On distingue deux groupes dans la composition pyramidale. L'un est composé de trois animaux : le taureau, le cheval blessé et l'oiseau ailé en arrière-plan à gauche. le second groupe comprend les êtres humains : un soldat mort et des femmes. L'une en haut à droite tient une lampe et se penche à la fenêtre ; la mère à gauche pleure en tenant son enfant mort. Celle de droite coure et se précipite. Et enfin celle tout en haut à droite qui crie vers le ciel, les bras levés alors que sa maison brûle derrière elle. Picasso explicite sa toile ainsi : « Ce taureau est un taureau et ce cheval est un cheval. Si vous attribuez une interprétation à certains éléments de mes peintures, il se peut que cela soit tout à fait juste, mais je ne souhaite pas livrer cette interprétation ». Michel Leiris, le poète la commente ainsi, bouleversé par « quelque chose d'inoubliablement beau. Picasso nous envoie notre lettre de deuil : tout ce que nous aimons va mourir ».
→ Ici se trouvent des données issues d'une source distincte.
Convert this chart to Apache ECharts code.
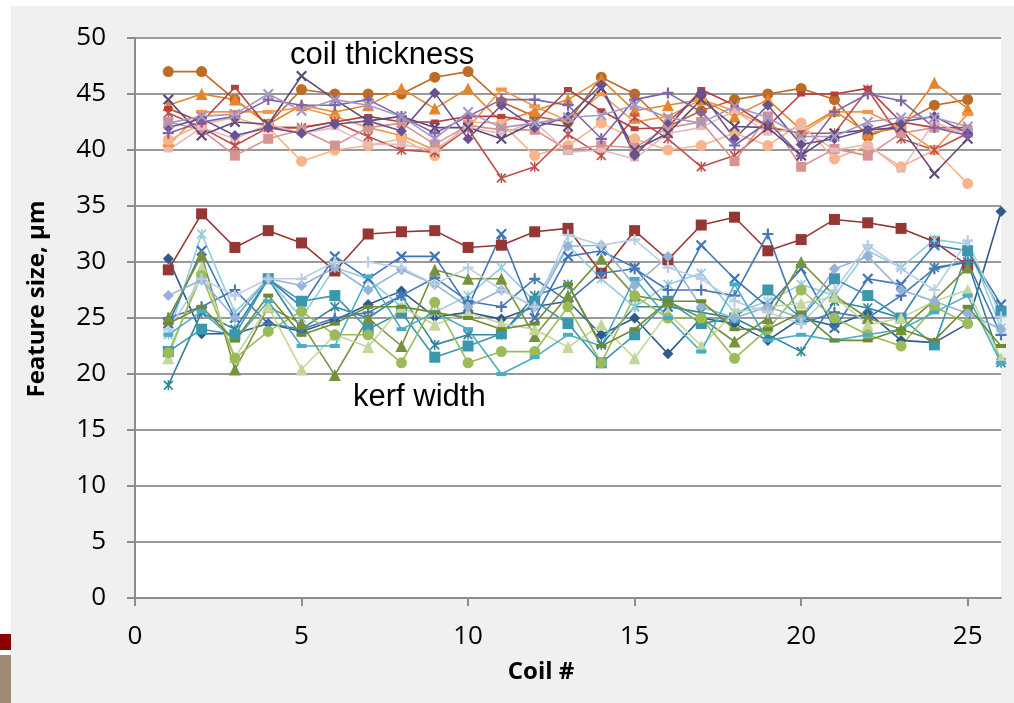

« Espagne, écarte de moi ce calice » commence avec un long poème d'environ 170 vers intitulé « Hymne aux volontaires de la République ». Par la suite, les poèmes sont plus courts. Mais d'emblée, César Valléjo rend hommage aux combattants de l'Estramadure, puis de Talavera, Guernica bien sûr, « A Madrid, à Bilbao, à Santander / les cimetières ont été bombardés / et les morts immortels des tombes, / les os toujours en veille et l'épaule éternelle, / les morts immortels, en sentant, en voyant, en entendant / si infâme le mal, si morts les vils agresseurs / […] / ils ont cessé de pleurer, ils ont cessé / d'espérer, ils ont fini / de souffrir, ils ont fini / de vivre, ils ont fini, enfin, d'être mortels ! » et le poème se termine sur « Malaga qu'aujourd'hui je pleure ! / Malaga que je pleure et pleure encore ! »
« La voilà qui passe ! Appelez là ! C'est son flanc ! / La voilà, la mort, qui passe à Irun : / ses pas d'accordéon, des obscénités, / son mètre du suaire que je t'ai dit, / son gramme de ce poids que j'ai tu… oui, ce sont eux ! ». Voilà pour « L'image espagnole de la mort ». ou encore « le roulement de tambours funèbre sur les décombres de Durango » avec son refrain qui revient « Père cendre qui montes de l'Espagne » et qui revient « Père cendre qui t'élèves du feu », « Père cendre, arrière-petit-fils de la fumée » et qui se termine « père cendre, Espagnol, notre père // Père cendre qui vas vers l'avenir / que Dieu te sauve, te guide et donne des ailes, / Père cendre qui vas vers l'avenir ».
On retiendra de César Vallejo son obsession pour son pays. On rapporte que ses dernières paroles sont « España, me voy a España ». C'est plus significatif que le fait qu'il soit mort un Vendredi Saint de 1937, malgré son attachement au fait religieux. Il y bien sûr ses « Poèmes Humains », mais surtout ceux sur la guerre d'Espagne.
Il sera enterré au cimetière Montparnasse. Sur sa tombe, Georgette Valllejo afait graver. « J'ai tant neigé pour que tu dormes ».